En quinze ans, "l'autorité des gardiens est partie à vau-l'eau", confie son collègue David Lacroix, 35 ans. "Les profils des détenus ont complétement changé, avant, on avait des gens du grand banditisme, on arrivait à les gérer, maintenant on a parfois des radicalisés. Il faut s'adapter, mais l’administration pénitentiaire a 20 ans de retard sur la prise en charge de ces nouveaux détenus", dénonce-t-il, devant la prison de Vendin-le-Vieil qui abrite actuellement 100 détenus.

C'est ici que, jeudi, le cerveau des attentats de Djerba de 2002, l'islamiste allemand Christian Ganczarski a agressé et légèrement blessé à l'arme blanche trois surveillants. Ici aussi que doit être hébergé Salah Abdeslam pendant la tenue de son procès à Bruxelles.

A "Vendin", "on a constamment peur d'être agressés, peur de se faire coincer dans un couloir et d'avoir le soutien de personne", ajoute un autre gardien de 34 ans, devant un barrage de palettes et de pneus en feu.
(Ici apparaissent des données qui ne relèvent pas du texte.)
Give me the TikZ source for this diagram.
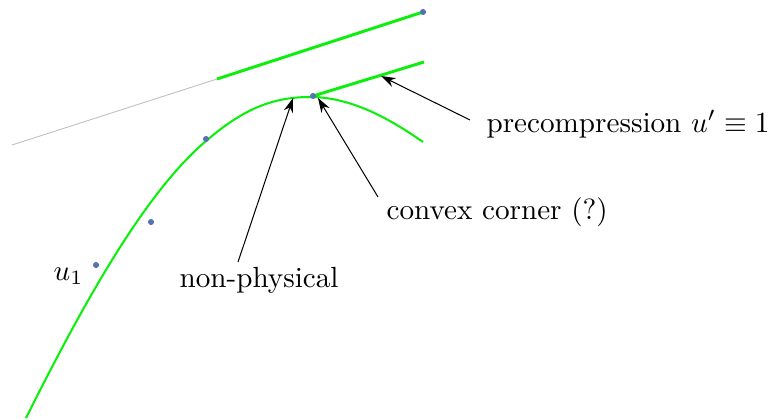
\documentclass[tikz,border=0pt]{standalone}
\usetikzlibrary{arrows.meta}
\definecolor{dotblue}{RGB}{85,115,175}
\definecolor{lgreen}{RGB}{10,240,10}
\tikzset{
  px/.style={x=0.343pt,y=-0.343pt},
  thickgreen/.style={draw=lgreen,line width=1.0pt},
  curvegreen/.style={draw=lgreen,line width=0.7pt},
  pt/.style={circle,fill=dotblue,inner sep=0pt,minimum size=2.1pt},
  lab/.style={inner sep=0pt,anchor=base west},
  arr/.style={draw=black,line width=0.35pt,-{Stealth[length=5pt,width=3.3pt]}}
}
\begin{document}
\begin{tikzpicture}[px]
\useasboundingbox (0,0) rectangle (775,419);
% coordinates
\coordinate (g0) at (12,145);
\coordinate (g1) at (217,79);
\coordinate (g2) at (423,12);
\coordinate (t0) at (313,96);
\coordinate (t1) at (424,62);
\coordinate (c0) at (26,418);
\coordinate (c1) at (206,141);
\coordinate (c2) at (310,97);
\coordinate (c3) at (423,142);
% lines
\draw[gray!50,line width=0.3pt] (g0) -- (g1);
\draw[thickgreen] (g1) -- (g2);
\draw[thickgreen] (t0) -- (t1);
% curve
\draw[curvegreen] (c0) .. controls (86,298) and (146,192) .. (c1)
  .. controls (241,111) and (270,97) .. (c2)
  .. controls (350,97) and (388,117.5) .. (c3);
% dots
\node[pt] (d1) at (96,265) {};
\node[pt] (d2) at (151,222) {};
\node[pt] (d3) at (206,139) {};
\node[pt] (d4) at (313,96) {};
\node[pt] (d5) at (423,12) {};
% labels
\node[lab] (u1) at (53,280) {$u_1$};
\node[lab] (np) at (179,287) {non-physical};
\node[lab] (cc) at (386,219) {convex corner (?)};
\node[lab] (pc) at (486,132) {precompression $u'\equiv 1$};
% arrow targets
\coordinate (a1) at (293,98);
\coordinate (a2) at (318,98);
\coordinate (a3) at (381,76);
\coordinate (s1) at (238,262);
\coordinate (s2) at (378,197);
\coordinate (s3) at (470,120);
\draw[arr] (s1) -- (a1);
\draw[arr] (s2) -- (a2);
\draw[arr] (s3) -- (a3);
\end{tikzpicture}
\end{document}
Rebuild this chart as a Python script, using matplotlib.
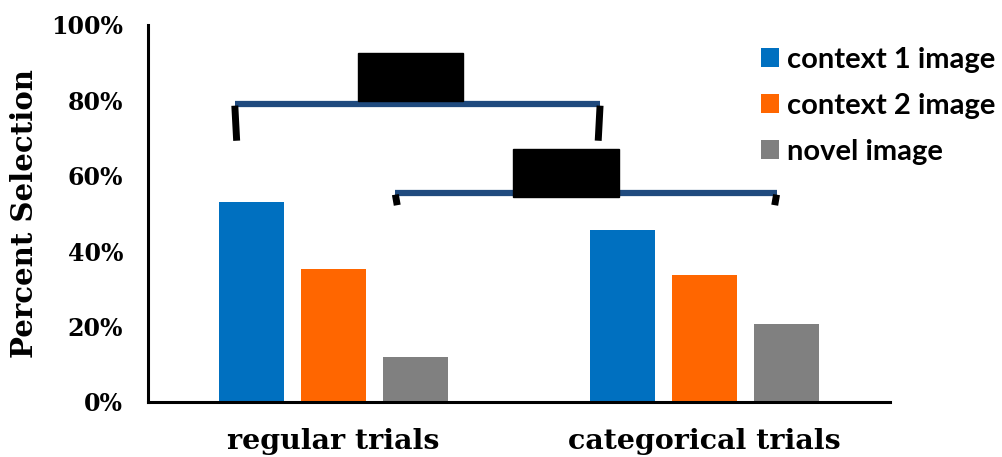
from matplotlib import pyplot as plt
from matplotlib.patches import Rectangle
import numpy as np

# data
groups = ["regular trials", "categorical trials"]
series = ["context 1 image", "context 2 image", "novel image"]
context1 = [53.0, 45.6]
context2 = [35.3, 33.7]
novel = [11.9, 20.7]
colors = ["#0070C0", "#FF6600", "#808080"]
yticks = [0, 20, 40, 60, 80, 100]

# comparison brackets: (x_left, x_right, y_line, y_tick_bottom)
brackets = [(-0.266, 0.719, 79.0, 69.3), (0.167, 1.195, 55.4, 52.2)]
# black boxes sitting on the brackets: (x, y, w, h)
boxes = [(0.067, 79.8, 0.283, 12.7), (0.485, 54.4, 0.285, 12.7)]

fig = plt.figure(figsize=(10.03, 4.57), dpi=100)
ax = fig.add_axes([0.1476, 0.1204, 0.7394, 0.8249])

x = np.arange(len(groups))
width = 0.175
step = 0.2207
for i, (vals, lab) in enumerate(zip([context1, context2, novel], series)):
    ax.bar(x + (i - 1) * step, vals, width, color=colors[i], label=lab, zorder=2)

for xl, xr, yl, yb in brackets:
    ax.plot([xl, xr], [yl, yl], color="#1F4A7E", lw=4.5, solid_capstyle="butt", zorder=3)
    ax.plot([xl, xl + 0.005], [yl - 0.4, yb], color="black", lw=5, solid_capstyle="butt", zorder=4)
    ax.plot([xr, xr - 0.005], [yl - 0.4, yb], color="black", lw=5, solid_capstyle="butt", zorder=4)

for bx, by, bw, bh in boxes:
    ax.add_patch(Rectangle((bx, by), bw, bh, color="black", zorder=5, clip_on=False))

ax.set_xlim(-0.5, 1.5)
ax.set_ylim(0, 100)
ax.set_yticks(yticks)
ax.set_yticklabels([f"{t}%" for t in yticks], fontfamily="DejaVu Serif",
                   fontweight="bold", fontsize=17)
ax.set_xticks(x)
ax.set_xticklabels(groups, fontfamily="DejaVu Serif", fontweight="bold", fontsize=20.5)
ax.tick_params(axis="y", length=0, pad=18)
ax.tick_params(axis="x", length=0, pad=19)

ax.set_ylabel("Percent Selection", fontfamily="DejaVu Serif", fontweight="bold", fontsize=21)
ax.yaxis.set_label_coords(-0.147, 0.5)

for s in ["top", "right"]:
    ax.spines[s].set_visible(False)
for s in ["left", "bottom"]:
    ax.spines[s].set_linewidth(2.2)
    ax.spines[s].set_color("black")

ax.legend(loc="upper left", bbox_to_anchor=(0.826, 0.942), frameon=False,
          prop={"family": "Lato", "weight": "bold", "size": 21},
          handlelength=0.62, handleheight=0.62, handletextpad=0.3,
          labelspacing=0.68, borderaxespad=0, borderpad=0)

fig.savefig("out.png", dpi=100)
D'épaisses fumées noires survolent cette prison parsemée de carrés de couleurs.

Chaque jour, "ce sont des insultes, des menaces, des intimidations, déjà on ne devrait pas le tolérer, mais là, on a failli assister à des meurtres, c'est l'agression de trop, nous sommes à bout, on veut des moyens humains et matériels", réclame David Lacroix.

- 'chair à canon' -

Selon lui, cette agression n'aurait "jamais" dû avoir lieu: "On savait qu'il allait tout faire pour éviter son extradition". Ganczarski s'était vu en effet notifier une demande d'extradition vers les Etats-Unis.

"Ce sont nous les acteurs de la détention, c'est nous le pouls de la détention, mais on néglige notre parole, on ne participe pas à la prise de décision de la gestion des détenus", regrette M. Lacroix, 15 ans de métier. "Chaque jour, en ouvrant une porte, on se demande ce qu'il va nous arriver", raconte un de ses collègues.

"Incidents graves à répétition + malaise profond du personnel, Vendin un paquebot à la dérive", "Urgent cherche discipline et sécurité", peut-on lire sur des affichettes à côté du barrage.

Tôt lundi, le directeur de la prison est venu annoncer aux surveillants sa volonté d'être "déchargé de la gestion du centre pénitentiaire". Une démission confirmée par le ministère et "un aveu de son incapacité et de sa dangerosité", pour Grégory Strzempek, secrétaire local de l'Ufap-Unsa à Vendin-le-Vieil.

Tous, lundi matin, réclamaient sa démission, dénonçant son "laxisme". "On fait tout pour les détenus, pour qu'ils se sentent bien dans leur incarcération, il n'y a plus que l'enfermement en guise de punition, mais on ne fait rien pour les surveillants. La direction favorise la voyoucratie et nous on se sent comme de la chair à canon !", lance une surveillante de prison.

Peu de gens font "surveillant pénitentiaire par vocation, ce n'est pas policier ou pompier, mais nous sommes fiers de faire ce métier, on porte un uniforme, on sait qu'on a besoin de nous même si on travaille un peu dans l'ombre, mais plus dans ces conditions", conclut David Lacroix.